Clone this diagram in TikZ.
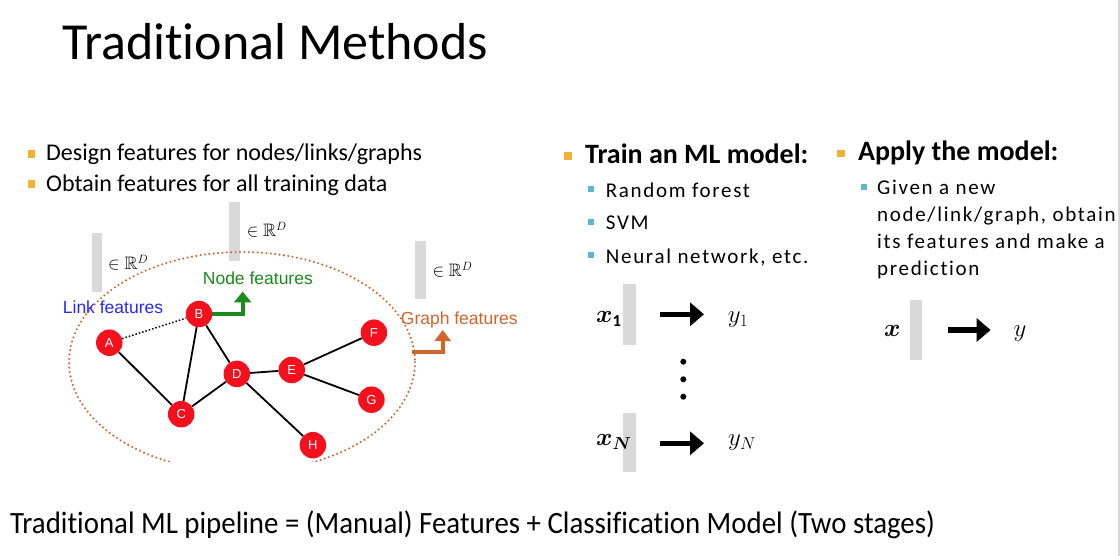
\documentclass[tikz,border=0pt]{standalone}
\usepackage{amsmath,amssymb,bm}
\usepackage{graphicx}
\usepackage{fontspec}
\setmainfont{Carlito}[Ligatures=NoCommon]
\newfontfamily\graphfont{Liberation Sans}
\newfontfamily\widefont[LetterSpace=8,Ligatures=NoCommon]{Carlito}
\usetikzlibrary{arrows.meta}

\definecolor{bulletorange}{HTML}{F2B134}
\definecolor{bulletblue}{HTML}{5FB6D0}
\definecolor{barg}{HTML}{D9D9D9}
\definecolor{nodered}{HTML}{F5101E}
\definecolor{featgreen}{HTML}{1C8A1C}
\definecolor{linkblue}{HTML}{2828FF}
\definecolor{graphorange}{HTML}{D2642C}
\definecolor{edgegray}{HTML}{D6D6D6}

\begin{document}
\begin{tikzpicture}[x=1pt,y=-1pt,
  txt/.style={anchor=base west, inner sep=0pt},
  sqbullet/.style={fill=bulletorange, minimum size=7.5pt, inner sep=0pt},
  subbullet/.style={fill=bulletblue, minimum size=6pt, inner sep=0pt},
  featbar/.style={fill=barg, inner sep=0pt},
  gnode/.style={circle, fill=nodered, minimum size=26.5pt, inner sep=0pt, text=white,
    font=\graphfont\fontsize{13}{13}\selectfont},
  gedge/.style={line width=1.8pt, black},
  bigarrow/.style={line width=5.5pt, -{Triangle[length=14pt,width=23pt]}},
  bodytext/.style={txt, font=\fontsize{24}{28}\selectfont},
  headtext/.style={txt, font=\bfseries\fontsize{28}{32}\selectfont},
  subtext/.style={txt, font=\widefont\fontsize{21}{25}\selectfont},
  mathlabel/.style={txt, font=\fontsize{18}{18}\selectfont},
  vlabel/.style={txt, font=\fontsize{24}{24}\selectfont},
  featlabel/.style={txt, font=\graphfont\fontsize{17.5}{18}\selectfont},
]
\useasboundingbox (0,0) rectangle (1120,556);
\fill[white] (0,0) rectangle (1120,556);
\draw[line width=2pt, edgegray] (1118.5,0) -- (1118.5,556);

% title
\node[txt, font=\fontsize{52}{60}\selectfont] (title) at (62,59.5) {Traditional Methods};

% left bullets
\node[sqbullet] (lb1) at (31.5,154) {};
\node[bodytext] (lt1) at (46,161) {Design features for nodes/links/graphs};
\node[sqbullet] (lb2) at (31.5,184) {};
\node[bodytext] (lt2) at (46,191.5) {Obtain features for all training data};

% training column
\node[sqbullet] (tb) at (568,156) {};
\node[headtext] (tt) at (585,163.3) {Train an ML model:};
\node[subbullet] (sb1) at (591.3,189.5) {};
\node[subtext] (st1) at (605.7,197.7) {Random forest};
\node[subbullet] (sb2) at (591.3,222) {};
\node[subtext] (st2) at (605.7,230) {SVM};
\node[subbullet] (sb3) at (591.3,255.5) {};
\node[subtext] (st3) at (605.7,263.3) {Neural network, etc.};

% apply column
\node[sqbullet] (ab) at (841,153.5) {};
\node[headtext] (at) at (858,160.7) {Apply the model:};
\node[subbullet] (gb) at (864,186.7) {};
\node[subtext] (g1) at (877,194.3) {Given a new};
\node[subtext] (g2) at (877,221.7) {node/link/graph, obtain};
\node[subtext] (g3) at (877,249) {its features and make a};
\node[subtext] (g4) at (877,275.9) {prediction};

% training samples
\node[featbar, minimum width=13pt, minimum height=61pt] (bx1) at (629.3,314.5) {};
\node[vlabel] (lx1) at (596,322.3) {$\boldsymbol{x}_{\mathbf{1}}$};
\coordinate (a1s) at (660,314.3);
\coordinate (a1e) at (704,314.3);
\draw[bigarrow] (a1s) -- (a1e);
\node[vlabel] (ly1) at (727.7,322.3) {$y_{1}$};

\fill (683.3,361.7) circle (3pt);
\fill (683.3,379.3) circle (3pt);
\fill (683.3,396.7) circle (3pt);

\node[featbar, minimum width=13pt, minimum height=59pt] (bxn) at (629.3,442.7) {};
\node[vlabel] (lxn) at (596,445.7) {$\boldsymbol{x}_{\boldsymbol{N}}$};
\coordinate (ans) at (660,443.3);
\coordinate (ane) at (704,443.3);
\draw[bigarrow] (ans) -- (ane);
\node[vlabel] (lyn) at (728,445.7) {$y_{N}$};

% applying the model
\node[featbar, minimum width=12.5pt, minimum height=60pt] (bx) at (916,330) {};
\node[vlabel] (lx) at (884,337) {$\boldsymbol{x}$};
\coordinate (aps) at (947.5,330);
\coordinate (ape) at (990.6,330);
\draw[bigarrow] (aps) -- (ape);
\node[vlabel] (ly) at (1013.5,337) {$y$};

% feature vectors
\node[featbar, minimum width=10.6pt, minimum height=58.7pt] (fb1) at (97,262.3) {};
\node[mathlabel] (fr1) at (108,270) {$\in \mathbb{R}^{D}$};
\node[featbar, minimum width=10.6pt, minimum height=58.7pt] (fb2) at (234.7,231.3) {};
\node[mathlabel] (fr2) at (246.7,236.7) {$\in \mathbb{R}^{D}$};
\node[featbar, minimum width=10.6pt, minimum height=58.3pt] (fb3) at (420.3,269.8) {};
\node[mathlabel] (fr3) at (432.3,277) {$\in \mathbb{R}^{D}$};

% whole-graph boundary
\begin{scope}
  \clip (0,0) rectangle (1120,461);
  \draw[graphorange, line width=2.3pt, line cap=round, dash pattern=on 0pt off 4.4pt]
    (242,362) ellipse [x radius=173, y radius=110];
\end{scope}

% graph
\node[gnode] (A) at (109.3,342.7) {A};
\node[gnode] (B) at (199,314) {B};
\node[gnode] (C) at (181.2,414.2) {C};
\node[gnode] (D) at (236.8,373.9) {D};
\node[gnode] (E) at (291.7,370) {E};
\node[gnode] (F) at (373.9,332.7) {F};
\node[gnode] (G) at (371.4,399.7) {G};
\node[gnode] (H) at (312.9,445.2) {H};

\draw[black, line width=1.5pt, dotted] (A) -- (B);
\draw[gedge] (A) -- (C);
\draw[gedge] (B) -- (C);
\draw[gedge] (B) -- (D);
\draw[gedge] (C) -- (D);
\draw[gedge] (D) -- (E);
\draw[gedge] (E) -- (F);
\draw[gedge] (E) -- (G);
\draw[gedge] (D) -- (H);

% feature labels and pointers
\node[featlabel, text=linkblue] (lf) at (62.7,314) {Link features};
\node[featlabel, text=featgreen] (nf) at (202.7,284.3) {Node features};
\node[featlabel, text=graphorange] (gf) at (400.7,325) {Graph features};

\coordinate (ntip) at (242.7,291.5);
\draw[featgreen, line width=4pt, -{Triangle[length=11pt,width=17pt]}] (B.east) -| (ntip);
\coordinate (gstart) at (411.7,352.3);
\coordinate (gtip) at (442.7,330);
\draw[graphorange, line width=4pt, -{Triangle[length=11pt,width=16pt]}] (gstart) -| (gtip);

% summary line
\node[txt, font=\fontsize{31}{36}\selectfont] (summary) at (10,533)
  {\resizebox{925pt}{\height}{Traditional ML pipeline = (Manual) Features + Classification Model (Two stages)}};
\end{tikzpicture}
\end{document}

**Task objective:** Repeat the lines exactly as they stand, from the opening line of the data through the line with "(lt2) at (46,191.5)". Pictures stay out of the copy.

**Exercise output:**
Clone this diagram in TikZ.
\documentclass[tikz,border=0pt]{standalone}
\usepackage{amsmath,amssymb,bm}
\usepackage{graphicx}
\usepackage{fontspec}
\setmainfont{Carlito}[Ligatures=NoCommon]
\newfontfamily\graphfont{Liberation Sans}
\newfontfamily\widefont[LetterSpace=8,Ligatures=NoCommon]{Carlito}
\usetikzlibrary{arrows.meta}

\definecolor{bulletorange}{HTML}{F2B134}
\definecolor{bulletblue}{HTML}{5FB6D0}
\definecolor{barg}{HTML}{D9D9D9}
\definecolor{nodered}{HTML}{F5101E}
\definecolor{featgreen}{HTML}{1C8A1C}
\definecolor{linkblue}{HTML}{2828FF}
\definecolor{graphorange}{HTML}{D2642C}
\definecolor{edgegray}{HTML}{D6D6D6}

\begin{document}
\begin{tikzpicture}[x=1pt,y=-1pt,
  txt/.style={anchor=base west, inner sep=0pt},
  sqbullet/.style={fill=bulletorange, minimum size=7.5pt, inner sep=0pt},
  subbullet/.style={fill=bulletblue, minimum size=6pt, inner sep=0pt},
  featbar/.style={fill=barg, inner sep=0pt},
  gnode/.style={circle, fill=nodered, minimum size=26.5pt, inner sep=0pt, text=white,
    font=\graphfont\fontsize{13}{13}\selectfont},
  gedge/.style={line width=1.8pt, black},
  bigarrow/.style={line width=5.5pt, -{Triangle[length=14pt,width=23pt]}},
  bodytext/.style={txt, font=\fontsize{24}{28}\selectfont},
  headtext/.style={txt, font=\bfseries\fontsize{28}{32}\selectfont},
  subtext/.style={txt, font=\widefont\fontsize{21}{25}\selectfont},
  mathlabel/.style={txt, font=\fontsize{18}{18}\selectfont},
  vlabel/.style={txt, font=\fontsize{24}{24}\selectfont},
  featlabel/.style={txt, font=\graphfont\fontsize{17.5}{18}\selectfont},
]
\useasboundingbox (0,0) rectangle (1120,556);
\fill[white] (0,0) rectangle (1120,556);
\draw[line width=2pt, edgegray] (1118.5,0) -- (1118.5,556);

% title
\node[txt, font=\fontsize{52}{60}\selectfont] (title) at (62,59.5) {Traditional Methods};

% left bullets
\node[sqbullet] (lb1) at (31.5,154) {};
\node[bodytext] (lt1) at (46,161) {Design features for nodes/links/graphs};
\node[sqbullet] (lb2) at (31.5,184) {};
\node[bodytext] (lt2) at (46,191.5) {Obtain features for all training data};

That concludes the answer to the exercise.